Many of the politicians gearing up for the DPJ election, however, are calling for a delay in the tax raise, arguing the step would deliver an additional blow to the nation's faltering economy.
It is vital for policymakers to keep this risk in mind. But they should also be aware of the serious negative effects that would be produced by delaying the tax increase.
This summer, the United States and Europe plunged into a debt crisis. Financial markets became uneasy about the ability of the governments to pay back their debts. The credit rating of U.S. government bonds was downgraded for the first time ever.
Europe failed to make quick and effective policy responses to the sovereign debt crises in some southern European countries, raising concerns that the crises may spread to financial institutions that hold bonds issued by the governments of these countries.
Investors have been piling into the yen as a relatively safe store of value at the moment. With its public debt load approaching 200 percent of gross domestic product, however, Japan is in worse fiscal shape than Western nations.

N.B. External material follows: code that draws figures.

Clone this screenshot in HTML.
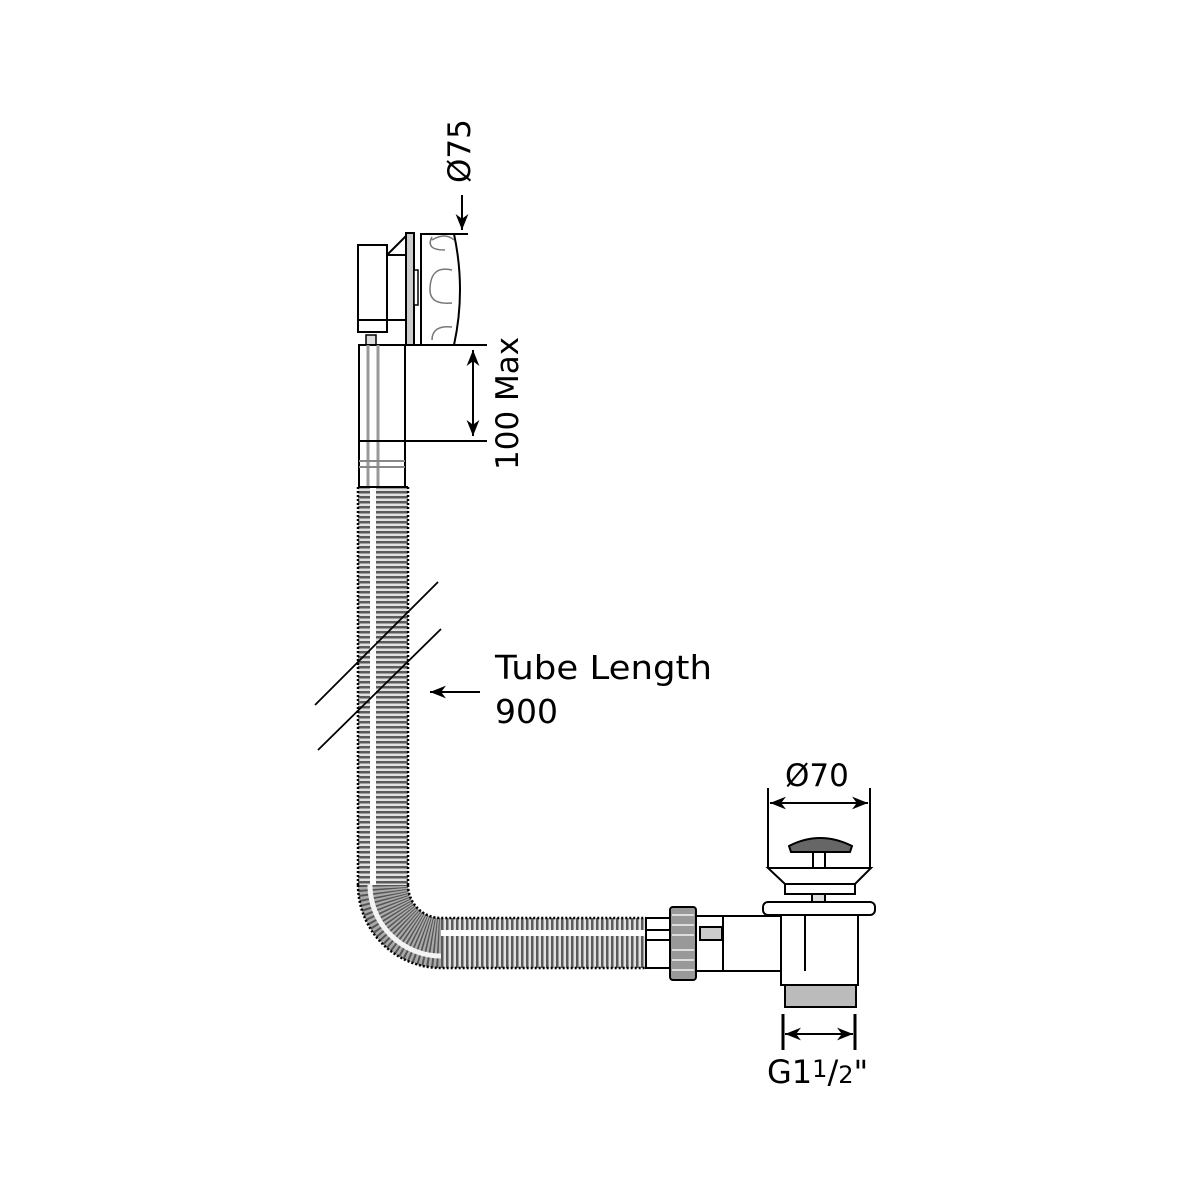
<!DOCTYPE html>
<html><head><meta charset="utf-8"><style>
html,body{margin:0;padding:0;background:#fff}
svg{display:block}
text{font-family:"DejaVu Sans","Liberation Sans",sans-serif;fill:#000}
</style></head><body>
<svg width="1200" height="1200" viewBox="0 0 1200 1200" xmlns="http://www.w3.org/2000/svg">
<defs>
<pattern id="hs" width="10" height="5" patternUnits="userSpaceOnUse">
<rect width="10" height="5" fill="#e0e0e0"/><rect y="1" width="10" height="2.5" fill="#5a5a5a"/>
</pattern>
<pattern id="vs" width="5" height="10" patternUnits="userSpaceOnUse">
<rect width="5" height="10" fill="#e0e0e0"/><rect x="1" width="2.5" height="10" fill="#5a5a5a"/>
</pattern>
<marker id="ah" viewBox="0 0 10 10" refX="10" refY="5" markerWidth="8" markerHeight="8" orient="auto-start-reverse"><path d="M0,1 L10,5 L0,9 L3,5z" fill="#000"/></marker>
</defs>
<g stroke="#000" fill="none" stroke-width="2">
<rect x="358" y="245" width="29" height="87" fill="#fff"/>
<line x1="358" y1="320" x2="387" y2="320"/>
<rect x="387" y="255" width="19" height="65" fill="#fff"/>
<line x1="387" y1="255" x2="408" y2="234"/>
<rect x="406" y="233" width="8" height="112" fill="#ccc"/>
<rect x="414" y="270" width="4" height="35" fill="#fff" stroke-width="1.5"/>
<path d="M421,234 L454,234 Q466,290 454,345 L421,345 Z" fill="#fff"/>
<path d="M432,240 Q445,232 454,240 M432,237 Q425,250 445,250" stroke="#777" stroke-width="1.5"/>
<path d="M452,270 Q430,265 430,290 Q430,305 452,303" stroke="#777" stroke-width="1.5"/>
<path d="M452,327 Q432,325 432,340" stroke="#777" stroke-width="1.5"/>
<line x1="454" y1="234" x2="468" y2="234"/>
<rect x="366" y="335" width="10" height="16" fill="#ddd" stroke-width="1.5"/>
<line x1="358" y1="345" x2="487" y2="345"/>
<rect x="359" y="345" width="46" height="142" fill="#fff"/>
<line x1="368" y1="345" x2="368" y2="487" stroke="#999" stroke-width="3"/>
<line x1="378" y1="345" x2="378" y2="487" stroke="#999" stroke-width="3"/>
<line x1="359" y1="441" x2="487" y2="441"/>
<line x1="359" y1="461" x2="405" y2="461" stroke="#888"/>
<line x1="359" y1="467" x2="405" y2="467" stroke="#888"/>
<line x1="473" y1="350" x2="473" y2="436" marker-start="url(#ah)" marker-end="url(#ah)"/>
<line x1="462" y1="195" x2="462" y2="230" marker-end="url(#ah)"/>
</g>
<rect x="358" y="487" width="50" height="398" fill="url(#hs)"/>
<rect x="370" y="487" width="6" height="398" fill="#fff"/>
<path d="M383,885 A58,58 0 0 0 441,943" fill="none" stroke="#aaa" stroke-width="50"/>
<path d="M383,885 A58,58 0 0 0 441,943" fill="none" stroke="#555" stroke-width="50" stroke-dasharray="1.5 2"/>
<path d="M370,885 A71,71 0 0 0 441,956" fill="none" stroke="#f4f4f4" stroke-width="5"/>
<rect x="441" y="918" width="205" height="50" fill="url(#vs)"/>
<rect x="441" y="930" width="205" height="6" fill="#fff"/>
<g stroke="#000" fill="none" stroke-width="2.5" stroke-dasharray="2 2">
<line x1="358" y1="487" x2="358" y2="885"/>
<line x1="408" y1="487" x2="408" y2="885"/>
<path d="M358,885 A83,83 0 0 0 441,968 L646,968"/>
<path d="M408,885 A33,33 0 0 0 441,918 L646,918"/>
</g>
<g stroke="#000" fill="none" stroke-width="2">
<line x1="358" y1="487" x2="408" y2="487"/>
<line x1="315" y1="705" x2="438" y2="582" stroke-width="1.8"/>
<line x1="318" y1="750" x2="441" y2="629" stroke-width="1.8"/>
<line x1="480" y1="692" x2="430" y2="692" marker-end="url(#ah)"/>
<rect x="646" y="918" width="24" height="50" fill="#fff"/>
<line x1="646" y1="930" x2="670" y2="930"/>
<line x1="646" y1="940" x2="670" y2="940"/>
<rect x="670" y="907" width="26" height="73" rx="3" fill="#999"/>
<line x1="672" y1="915" x2="694" y2="915" stroke="#ddd"/>
<line x1="672" y1="925" x2="694" y2="925" stroke="#ddd"/>
<line x1="672" y1="935" x2="694" y2="935" stroke="#ddd"/>
<line x1="672" y1="950" x2="694" y2="950" stroke="#ddd"/>
<line x1="672" y1="960" x2="694" y2="960" stroke="#ddd"/>
<line x1="672" y1="970" x2="694" y2="970" stroke="#ddd"/>
<line x1="696" y1="916" x2="723" y2="916"/>
<line x1="696" y1="971" x2="723" y2="971"/>
<rect x="700" y="927" width="22" height="13" fill="#ccc"/>
<rect x="723" y="916" width="82" height="55" fill="#fff"/>
<rect x="781" y="915" width="77" height="70" fill="#fff"/>
<line x1="805" y1="915" x2="805" y2="971"/>
<rect x="785" y="985" width="71" height="22" fill="#bbb"/>
<rect x="763" y="902" width="112" height="13" rx="5" fill="#fff"/>
<rect x="812" y="894" width="13" height="8" fill="#ddd"/>
<path d="M768,868 L871,868 L855,884 L785,884 Z" fill="#fff"/>
<rect x="785" y="884" width="70" height="10" fill="#fff"/>
<rect x="813" y="851" width="12" height="17" fill="#fff"/>
<path d="M789,846 Q820,830 852,846 L850,852 L791,852 Z" fill="#666"/>
<line x1="768" y1="788" x2="768" y2="868"/>
<line x1="870" y1="788" x2="870" y2="868"/>
<line x1="770" y1="803" x2="868" y2="803" marker-start="url(#ah)" marker-end="url(#ah)"/>
<line x1="783" y1="1014" x2="783" y2="1050" stroke-width="3"/>
<line x1="855" y1="1014" x2="855" y2="1050" stroke-width="3"/>
<line x1="785" y1="1034" x2="853" y2="1034" marker-start="url(#ah)" marker-end="url(#ah)"/>
</g>
<text x="495" y="679" font-size="33" textLength="217" lengthAdjust="spacingAndGlyphs">Tube Length</text>
<text x="495" y="723" font-size="33">900</text>
<text x="785" y="786" font-size="31">Ø70</text>
<text x="767" y="1083" font-size="32">G1<tspan font-size="24" dy="-6">1</tspan><tspan font-size="32" dy="6">/</tspan><tspan font-size="24">2</tspan><tspan font-size="32">"</tspan></text>
<text transform="translate(470,183) rotate(-90)" font-size="31">Ø75</text>
<text transform="translate(518,470) rotate(-90)" font-size="31">100 Max</text>
</svg>
</body></html>
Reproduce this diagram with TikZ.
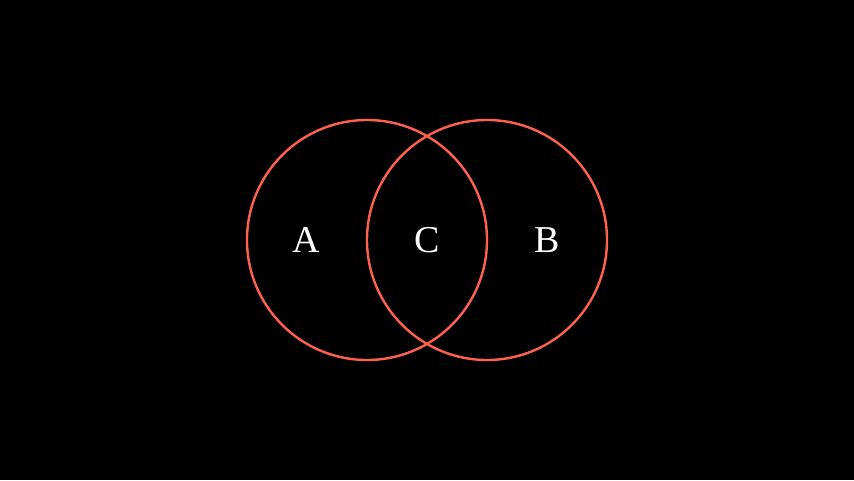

The nation's private-sector savings, which have been tapped to make sure that government bonds are mostly purchased at home, are bound to dwindle as the population grows older.
These realities are behind the government's decision to finance the recovery from the disaster with a special tax hike.
In a related development, Moody's Investors Service, one of the major U.S. credit ratings agencies, on Aug. 24 lowered Japan's sovereign credit rating.
Explaining reasons for the downgrade, Moody's warned that frequent leadership changes in Japan are undermining policy consistency, and the March disaster has made it even more difficult for the government to achieve its targets for paring down the budget deficit.
Reconstruction projects will go into full gear in disaster-hit areas in the coming months.
The third extra budget, expected to be enacted this fall, will pump-prime the economy, setting the stage for some economic growth starting next fiscal year.
Implementing the proposed tax increase without missing out on this opportunity would be the best policy choice both from a fiscal viewpoint and in terms of the effects of the action on the economy.
Of course, the government should postpone the tax hike if the world falls into a financial crisis like the one triggered by the collapse of U.S. investment bank Lehman Brothers in autumn 2008.
It is obvious that the government should make all possible efforts to minimize the tax increase. It should try to stimulate economic growth by promoting deregulation and seeking to reach economic cooperation agreements with Japan's major trade partners. It should also do its utmost to identify and eliminate unnecessary programs.
But the fiscal reality is that all such efforts would not be enough to allow the government to go without raising taxes.
The government-appointed panel of experts to develop plans for Japan's recovery from the disaster stressed that all generations living today should join hands and share the burden so that it won't be shifted to future generations.
All the candidates for the DPJ leadership election should take this message to heart.